The size of saute pans are measured in quarts and are available in sizes up to a 7-quart capacity. Experts agree, 3-to-5 quart pans are usually preferred.
Fact #4: Taking Sides
Traditionally, saute pans feature relatively high, L-shaped sides which keep oil splatters to a minimum and assist in preventing spillage if the recipe requires a transfer from stovetop to oven. The tall sides are also ideal for cooking sauces that accompany sauted ingredients.
In fact, if saucy is your style consider a deeper, splayed-edge pan or rounded bowl design with handy pouring edges and a smaller bottom surface. Ultimately, it is the recipes and culinary desires that dictate need.
Fact #5: Getting a Handle (or two) on Things
A long handle is a signature element on a saute pan due to the amount of motion required for sauteing, in fact, some pans even offer two. A "helper handle" is often added on the opposite side of the pan designed to assist in pouring sauces or contents out of a hot pan.
Since many sauted dishes require initial browning on the stovetop before being transferred immediately into the oven, handles that can withstand oven heat are essential. If possible, choose a pan with metal handles produced in a different type of metal than the body of the pan itself. This design element, in addition to a "hollowed out" design will help keep the handles cooler.

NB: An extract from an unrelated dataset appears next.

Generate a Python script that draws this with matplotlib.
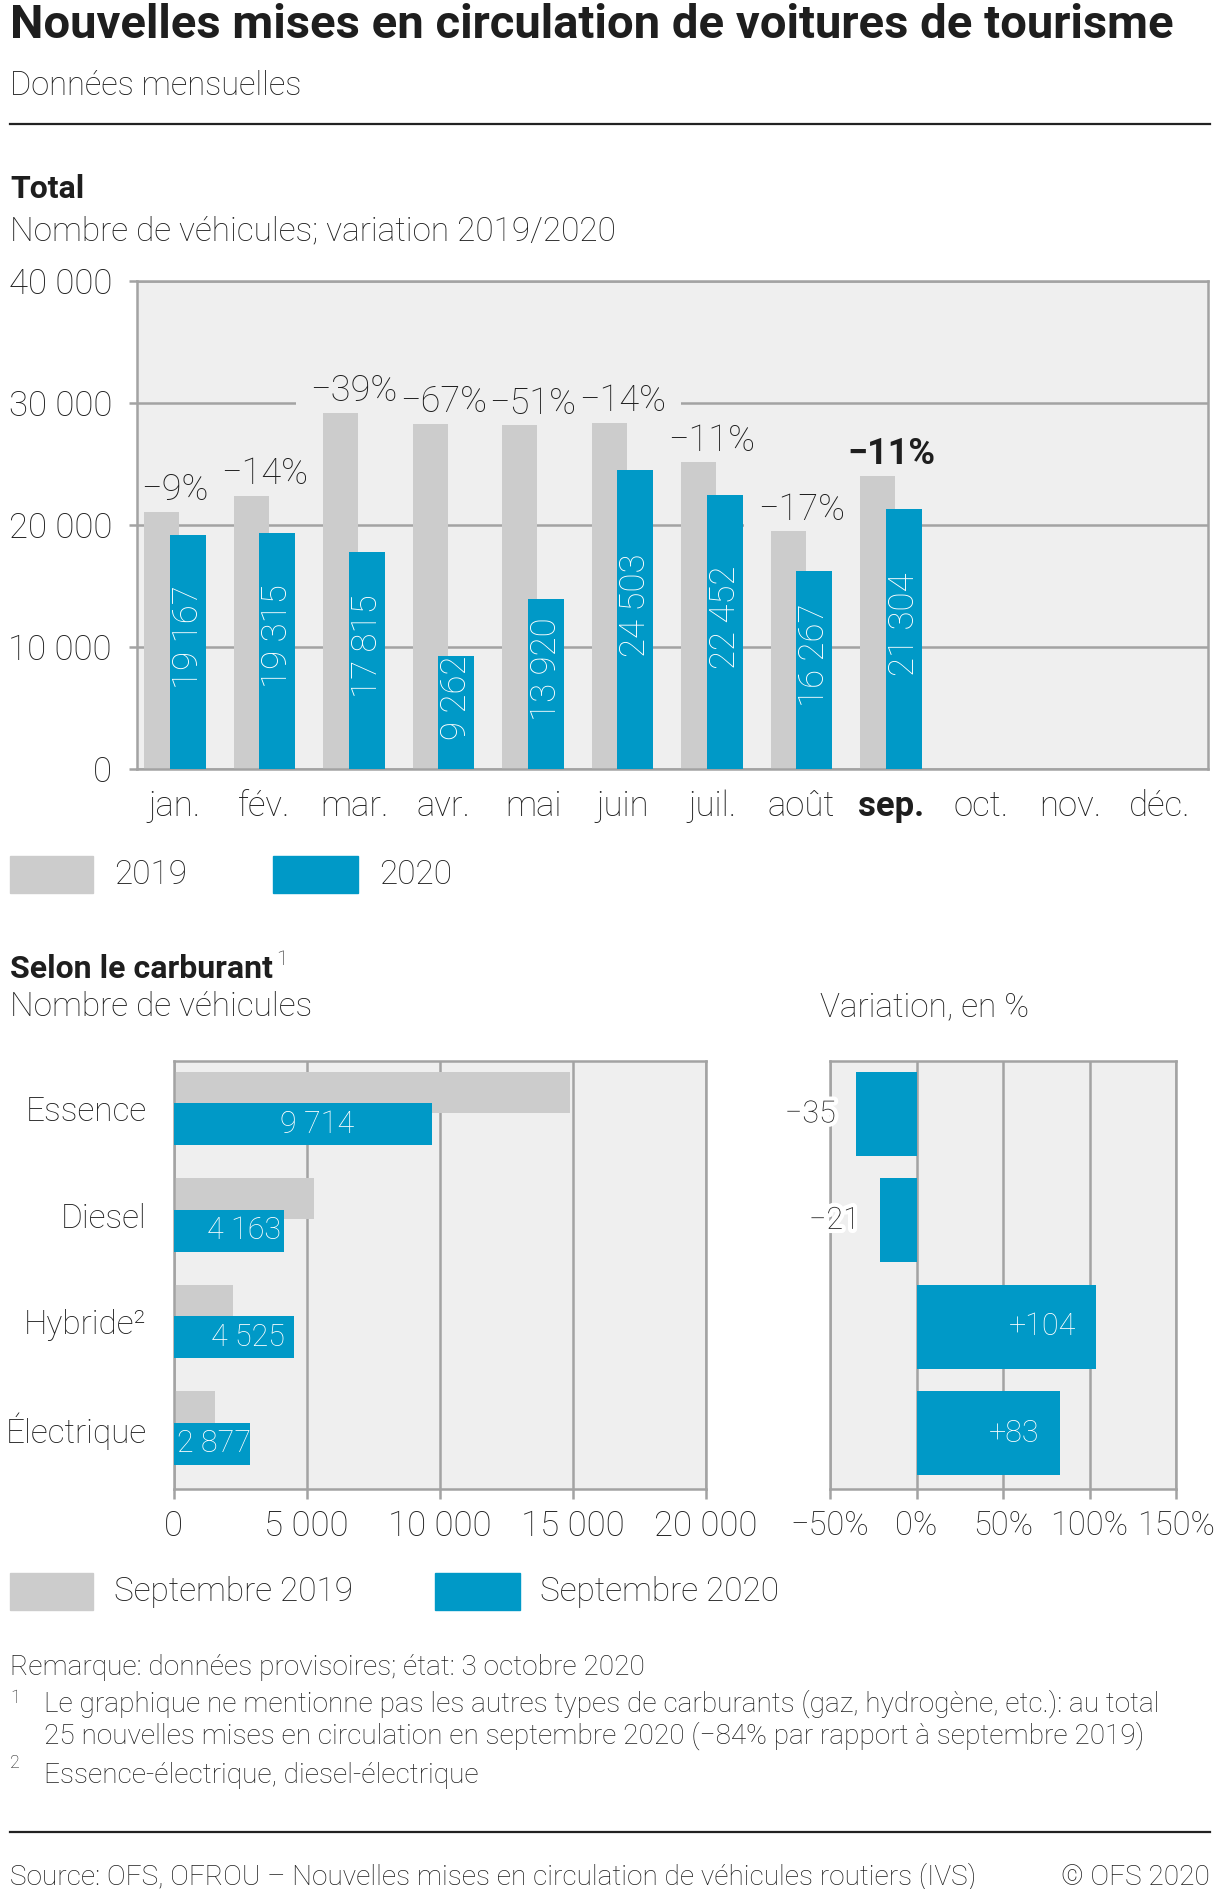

Test kitchen experts also note that handles designed with "traction" are extremely useful in handling hot, heavy pans that may become slippery.
Fact #6: Put a Lid on It
Saute pans with the most versatility are designed with sturdy, snug-fitting lids that can be used both on the stovetop and in the oven. Experts have noted that although the see-through tempered glass tops seem like a good idea, they often steam up during cooking - rendering them as opaque as a solid lid.
In French, the word, Saute, means jump, and the iconic American chef James Beard described sauteeing as, "a fast, deft procedure." Bottom line, it's a technique worthy of any fast-paced reality cooking show.
Come on, you've got your new saute pan, we know you can do it! Ready, set, saute!